Our wild pollinators are in decline. Bumblebees, solitary bees, hoverflies and butterflies all need our help. By providing food and shelter we can make our gardens havens for these wonderful creatures. In return they will pollinate our crops, improve our yields and give us valuable productive seeds.
- Provide a range of flowering plants through the growing season
- Don’t forget vegetables can also provide an important source of pollen and nectar (e.g. runner beans and brassicas let go to flower)
- Leave a small (or big) wild area in your garden where the grass it let grow long and there are of piles of stones or a woodpile
In spring, one of the most common bumblebee species in our garden are Bombus pascuorum, the Common Carder bee. These are quite small ginger coloured bees. They sometimes have black hairs on their abdomen but no real stripes as we see on many of our other bees. In our garden, these bees seem to really like the flowers of any of the brassicas that I let go to flower. They also like the comfrey flowers.

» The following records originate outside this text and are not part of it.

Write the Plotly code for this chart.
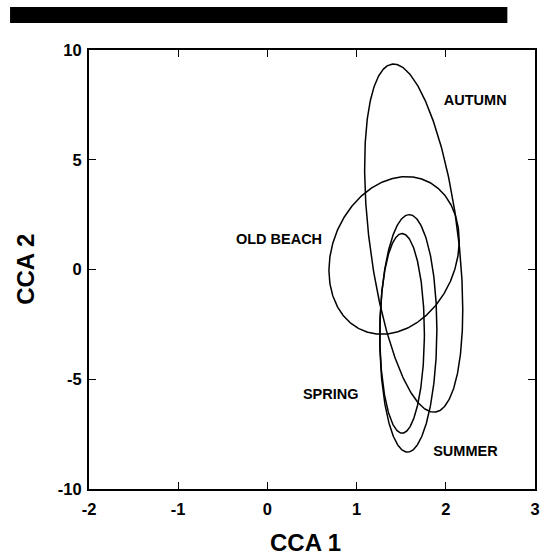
import numpy as np
import plotly.graph_objects as go

# Group ellipses (centre, spread along CCA1/CCA2, correlation)
groups = ["AUTUMN", "OLD BEACH", "SUMMER", "SPRING"]
center_x = [1.64, 1.42, 1.58, 1.51]
center_y = [1.43, 0.64, -2.91, -2.91]
spread_x = [0.55, 0.73, 0.32, 0.25]
spread_y = [7.93, 3.59, 5.41, 4.55]
corr = [-0.41, 0.19, 0.03, 0.0]

# Labels
label_text = ["AUTUMN", "OLD BEACH", "SPRING", "SUMMER"]
label_x = [2.33, 0.13, 0.71, 2.22]
label_y = [7.68, 1.32, -5.73, -8.32]

x_ticks = [-2, -1, 0, 1, 2, 3]
x_ticktext = ["-2", "-1", "0", "1", "2", "3"]
y_ticks = [-10, -5, 0, 5, 10]
y_ticktext = ["-10", "-5", "0", "5", "10"]

fig = go.Figure()
t = np.linspace(0, 2 * np.pi, 400)
for g, cx, cy, sx, sy, r in zip(groups, center_x, center_y, spread_x, spread_y, corr):
    ex = cx + sx * np.cos(t)
    ey = cy + sy * (r * np.cos(t) + np.sqrt(1 - r * r) * np.sin(t))
    fig.add_trace(go.Scatter(x=ex, y=ey, mode="lines", name=g,
                             line=dict(color="black", width=1.5),
                             hoverinfo="skip", showlegend=False))

fig.add_trace(go.Scatter(x=label_x, y=label_y, text=label_text, mode="text",
                         textfont=dict(family="Liberation Sans", size=14.5, color="black", weight="bold"),
                         showlegend=False, hoverinfo="skip"))

axis_common = dict(showgrid=False, zeroline=False, showline=True, linecolor="black",
                   linewidth=2, mirror="ticks", ticks="inside", ticklen=7, tickwidth=1.4,
                   tickcolor="black",
                   tickfont=dict(family="Liberation Sans", size=16.5, color="black", weight="bold"))

fig.update_xaxes(range=[-2, 3], tickvals=x_ticks, ticktext=x_ticktext,
                 ticklabelstandoff=4, **axis_common)
fig.update_yaxes(range=[-10, 10], tickvals=y_ticks, ticktext=y_ticktext,
                 ticklabelstandoff=2, **axis_common)

fig.update_layout(
    width=548, height=556,
    margin=dict(l=89, r=8, t=50, b=67),
    paper_bgcolor="white", plot_bgcolor="white",
    shapes=[dict(type="rect", xref="paper", yref="paper",
                 x0=-0.177, x1=0.938, y0=1.0615, y1=1.098,
                 fillcolor="black", line=dict(width=0))],
    annotations=[
        dict(text="CCA 1", xref="paper", yref="paper", x=0.4856, y=-0.123,
             showarrow=False, xanchor="center", yanchor="middle",
             font=dict(family="Liberation Sans", size=24, color="black", weight="bold")),
        dict(text="CCA 2", xref="paper", yref="paper", x=-0.144, y=0.501,
             showarrow=False, xanchor="center", yanchor="middle", textangle=-90,
             font=dict(family="Liberation Sans", size=24, color="black", weight="bold")),
    ],
)

fig.write_html("out.html")
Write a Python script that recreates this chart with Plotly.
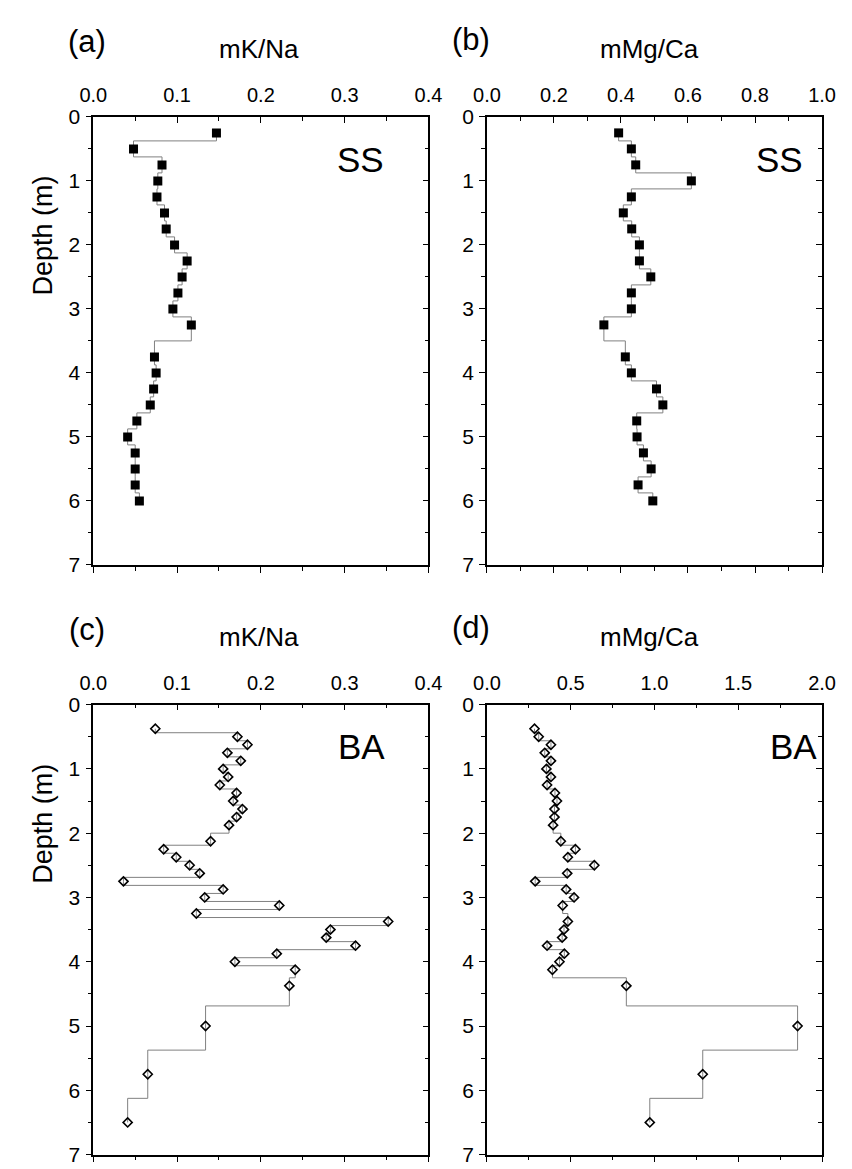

We have mainly the Common comfrey (Symphytum officinal). I have also seen them feeding on apple blossom and sage as in the picture below.
A number of bees feed on the runner bean flowers including the Garden bumblebee (Bombus hortorum). This bee has a long, ‘horse-like’ face compared to other bees.
Last year we had a leaf cutter bee in our garden. These bees are solitary bees. The name comes from the practice of cutting circles of leaves which they use to line their nests. The species we had was identified as Megachile visicolor and my husband was not impressed with the damage it caused to one of his young lime trees. This bee carrys the pollen on the hairs of her belly making it look yellow. She will make a nest in a cavity, creating individual cells with the circles of leaves she cuts. In each cell, she lays an egg and leaves a supply of pollen before closing it off with another leaf circle.